More often that not this is the person concerned, the “a pal” used by the paper to protect the person at the center of the controversy.
Red tops like us to believe that “a pal” has a wonderful memory, relating almost verbatim what his/her friend said about the heartbreak with no embarrassment for telling the world the most intimate of details.
Loos lost her job with Beckham when he sacked SFX, which handled his PR.
Lucy Rusedski, wife of tennis player Greg, telephoned Victoria Beckham to “be aware” of Loos, who had enjoyed three affairs on the tennis circuit.
Pat Cash said he was “50 percent certain” he had slept with Loos. “I’m going to rack my brains to see if anything comes back to me about this girl,” said Cash, leaving one to wonder what sort of impact Loos must have had on the Australian.
Mrs. Beckham told Loos that accompanying her husband to night clubs was not part of her job description, but it seems as if Mrs.
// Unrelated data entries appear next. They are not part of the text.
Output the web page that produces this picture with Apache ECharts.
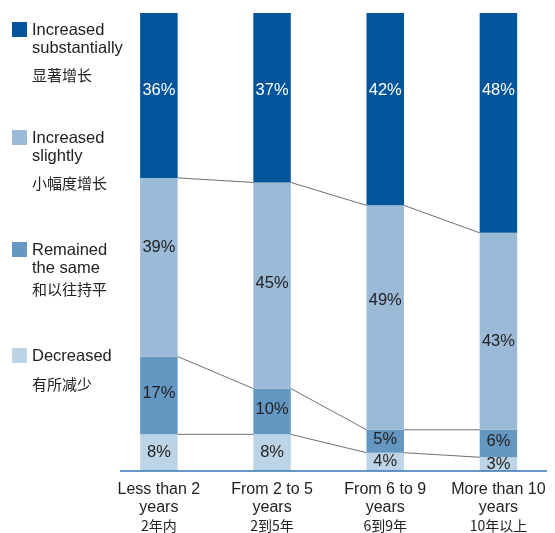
<!DOCTYPE html>
<html><head><meta charset="utf-8">
<script src="https://cdn.jsdelivr.net/npm/echarts@6/dist/echarts.min.js"></script>
<style>html,body{margin:0;padding:0;background:#fff}#c{width:555px;height:533px}</style>
</head><body><div id="c"></div>
<script>
// ---- data ----
const categoriesEn = ['Less than 2', 'From 2 to 5', 'From 6 to 9', 'More than 10'];
const categoriesZh = ['2年内', '2到5年', '6到9年', '10年以上'];
const seriesNames = ['Decreased', 'Remained the same', 'Increased slightly', 'Increased substantially'];
const seriesZh = ['有所减少', '和以往持平', '小幅度增长', '显著增长'];
const decreased = [8, 8, 4, 3];
const remained = [17, 10, 5, 6];
const slightly = [39, 45, 49, 43];
const substantially = [36, 37, 42, 48];

// ---- styling ----
const FONT = "'Liberation Sans',Arial,sans-serif";
const CJK = "'Noto Sans CJK SC',sans-serif";
const TXT = '#222222';
const colors = ['#bdd4e7', '#6497c1', '#9abad7', '#02559a'];
const BAR_W = 37.5;
const slightLabelShift = [-20, -2, -17, 10];

const stacks = [decreased, remained, slightly, substantially];
const cum = (k, i) => stacks.slice(0, k + 1).reduce((s, a) => s + a[i], 0);
const connectorData = [];
for (let k = 0; k < 3; k++) {
  for (let i = 0; i < categoriesEn.length - 1; i++) {
    connectorData.push([i, cum(k, i), cum(k, i + 1)]);
  }
}

const labelBase = { show: true, formatter: '{c}%', fontFamily: FONT, fontSize: 16.5, color: TXT };

const barSeries = [
  { name: seriesNames[0], data: decreased, label: Object.assign({}, labelBase, { position: 'inside', offset: [0, 0] }) },
  { name: seriesNames[1], data: remained, label: Object.assign({}, labelBase, { position: 'inside', offset: [0, -2] }) },
  { name: seriesNames[2], data: slightly.map((v, i) => ({ value: v, label: { offset: [0, slightLabelShift[i]] } })),
    label: Object.assign({}, labelBase, { position: 'inside' }) },
  { name: seriesNames[3], data: substantially,
    label: Object.assign({}, labelBase, { position: ['50%', 77], align: 'center', verticalAlign: 'middle', color: '#ffffff' }) }
].map((s, idx) => Object.assign({
  type: 'bar', stack: 'total', barWidth: BAR_W,
  itemStyle: { color: colors[idx], borderWidth: 0 },
  emphasis: { disabled: true }, z: 2
}, s));

// legends: one per series, top-to-bottom order
const legendDefs = [
  { idx: 3, en: ['Increased', 'substantially'], top: 22, zhLH: 34 },
  { idx: 2, en: ['Increased', 'slightly'], top: 130, zhLH: 34 },
  { idx: 1, en: ['Remained', 'the same'], top: 242, zhLH: 23 },
  { idx: 0, en: ['Decreased'], top: 348, zhLH: 38 }
];
const legends = legendDefs.map(d => {
  const H = d.en.length === 2 ? 17 + 19 + d.zhLH : 17 + d.zhLH;
  const txt = (d.en.length === 2
    ? '{a|' + d.en[0] + '}\n{b|' + d.en[1] + '}\n'
    : '{a|' + d.en[0] + '}\n') + '{z|' + seriesZh[d.idx] + '}';
  return {
    show: true, left: 12, top: d.top, orient: 'vertical', padding: 0, itemGap: 0,
    selectedMode: false, data: [seriesNames[d.idx]],
    icon: 'path://M0,0H15V15H0ZM0,' + H + 'H15',
    itemWidth: 15, itemHeight: H,
    itemStyle: { borderWidth: 0 },
    formatter: () => txt,
    textStyle: {
      color: TXT,
      rich: {
        a: { fontFamily: FONT, fontSize: 16.5, lineHeight: 17, color: TXT },
        b: { fontFamily: FONT, fontSize: 16.5, lineHeight: 19, color: TXT },
        z: { fontFamily: CJK, fontSize: 15, lineHeight: d.zhLH, color: TXT }
      }
    }
  };
});

const chart = echarts.init(document.getElementById('c'), null, { renderer: 'canvas' });
chart.setOption({
  animation: false,
  backgroundColor: '#ffffff',
  grid: { left: 102.3, width: 459.2, top: 13, bottom: 60 },
  legend: legends,
  xAxis: {
    type: 'category',
    data: categoriesEn,
    axisLine: { show: false },
    axisTick: { show: false },
    axisLabel: {
      margin: 10, interval: 0,
      formatter: (v, i) => '{a|' + v + '}\n{a|years}\n{z|' + categoriesZh[i] + '}',
      rich: {
        a: { fontFamily: FONT, fontSize: 16, lineHeight: 18, color: TXT },
        z: { fontFamily: CJK, fontSize: 14, lineHeight: 18, color: TXT }
      }
    }
  },
  yAxis: { type: 'value', min: 0, max: 100, show: false, splitLine: { show: false } },
  series: barSeries.concat([{
    type: 'custom',
    name: 'connectors',
    silent: true,
    z: 5,
    encode: { x: 0, y: 1 },
    data: connectorData,
    renderItem: (params, api) => {
      const i = api.value(0);
      const p1 = api.coord([i, api.value(1)]);
      const p2 = api.coord([i + 1, api.value(2)]);
      const half = BAR_W / 2;
      return {
        type: 'line',
        shape: { x1: p1[0] + half, y1: p1[1], x2: p2[0] - half, y2: p2[1] },
        style: { stroke: '#707070', lineWidth: 1 }
      };
    }
  }])
});

const baseY = chart.convertToPixel({ gridIndex: 0 }, [0, 0])[1];
chart.setOption({
  graphic: [{
    type: 'line', z: 10, silent: true,
    shape: { x1: 120, y1: baseY, x2: 547, y2: baseY },
    style: { stroke: '#3474b3', lineWidth: 1.5 }
  }]
});
</script>
</body></html>
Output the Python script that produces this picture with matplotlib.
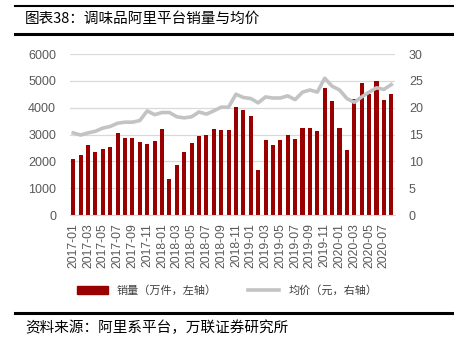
import matplotlib

matplotlib.use("Agg")
import matplotlib.pyplot as plt
from matplotlib.lines import Line2D
from matplotlib.patches import Patch

plt.rcParams["font.family"] = ["Liberation Sans", "Noto Sans CJK SC", "DejaVu Sans"]

months = [f"{y}-{m:02d}" for y in range(2017, 2021) for m in range(1, 13)][:44]

# 销量, 万件 (left axis)
volume = [2080, 2220, 2600, 2350, 2470, 2530, 3060, 2870, 2870, 2710, 2660,
          2760, 3190, 1350, 1850, 2360, 2670, 2940, 2980, 3220, 3170, 3170,
          4020, 3900, 3680, 1680, 2780, 2600, 2800, 2990, 2830, 3250, 3250,
          3120, 4720, 4260, 3240, 2420, 4340, 4920, 4500, 5010, 4270, 4500]

# 均价, 元 (right axis)
price = [15.3, 14.9, 15.3, 15.6, 16.2, 16.5, 17.1, 17.3, 17.3, 17.6, 19.4,
         18.7, 19.1, 19.1, 18.3, 18.1, 18.3, 19.2, 18.8, 19.4, 20.1, 20.1,
         22.5, 21.9, 21.7, 20.9, 22.0, 21.8, 21.8, 22.2, 21.5, 22.9, 23.3,
         22.9, 25.5, 24.0, 23.3, 21.7, 21.0, 22.0, 22.9, 23.7, 23.4, 24.3]

bar_color = "#990000"
line_color = "#c3c3c3"
text_color = "#595959"

fig = plt.figure(figsize=(4.54, 3.44), dpi=100)
ax = fig.add_axes([0.154, 0.375, 0.716, 0.468])
ax2 = ax.twinx()

x = list(range(len(months)))
ax.bar(x, volume, width=0.55, color=bar_color, zorder=2)
ax2.plot(x, price, color=line_color, linewidth=2.6, zorder=3)

ax.set_xlim(-0.45, 43.5)
ax.set_ylim(0, 6000)
ax.set_yticks(range(0, 6001, 1000))
ax2.set_ylim(0, 30)
ax2.set_yticks(range(0, 31, 5))
ax.yaxis.grid(True, color="#d9d9d9", linewidth=0.9, zorder=0)
ax.set_axisbelow(True)

ax.set_xticks(x[::2])
ax.set_xticklabels(months[::2], rotation=90, fontsize=8.8, color=text_color)
for a in (ax, ax2):
    a.tick_params(axis="y", length=0, labelsize=9, labelcolor=text_color, pad=10)
    for s in a.spines.values():
        s.set_visible(False)
ax.tick_params(axis="x", length=0, pad=6)
ax.spines["bottom"].set_visible(True)
ax.spines["bottom"].set_color("#d9d9d9")

handles = [Patch(color=bar_color), Line2D([0], [0], color=line_color, linewidth=2.6)]
fig.legend(handles, ["销量（万件，左轴）", "均价（元，右轴）"], loc="center",
           bbox_to_anchor=(0.5, 0.155), ncol=2, frameon=False, handlelength=2.8,
           handleheight=0.7, columnspacing=2.8,
           prop={"family": ["Noto Sans CJK SC"], "size": 8}, labelcolor="#404040")

# header and footer rules
fig.add_artist(Line2D([0.033, 1.0], [0.983, 0.983], color="black", linewidth=1.5))
fig.add_artist(Line2D([0.033, 1.0], [0.902, 0.902], color="black", linewidth=2.2))
fig.add_artist(Line2D([0.033, 1.0], [0.09, 0.09], color="black", linewidth=2.2))

fig.text(0.055, 0.945, "图表38：调味品阿里平台销量与均价", fontsize=10.5,
         family=["Noto Sans CJK SC"], va="center")
fig.text(0.055, 0.047, "资料来源：阿里系平台，万联证券研究所", fontsize=10.5,
         family=["Noto Sans CJK SC"], style="italic", va="center")

fig.savefig("out.png", dpi=100)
Rusedski’s instincts were correct.
If Beckham or any famous footballer has an affair, the risk is always there for details to be given to a usually generous newspaper by “a pal.”
Perhaps it says more about the woman than the man who has succumbed to her charms when she sells details of lovemaking whether directly or via “a pal.” Adultery cannot be condoned, but equally neither can rushing to a tabloid to tell all for a vast sum.
Having dismissed the text messages, Beckham repeated he has a lovely wife and two wonderful kids. Whatever the full truth, you can bet Victoria has asked her husband some forthright questions and the atmosphere between the couple would have been as chilly as the weather as the Beckhams went on a two-day skiing break.
It’s not been a good week for Beckham on or off the pitch. He was suspended for Real Madrid’s Champions League knockout by Monaco, for whom Fernando Morientes scored two goals.
Morientes is on a season long loan from Real to Monaco. The Spanish club still pays 60 percent of the striker’s wages and forgot to include a clause in the loan agreement that Morientes could not play against them.
He did, and scored in both ties, making it an expensive oversight by the Spanish champion.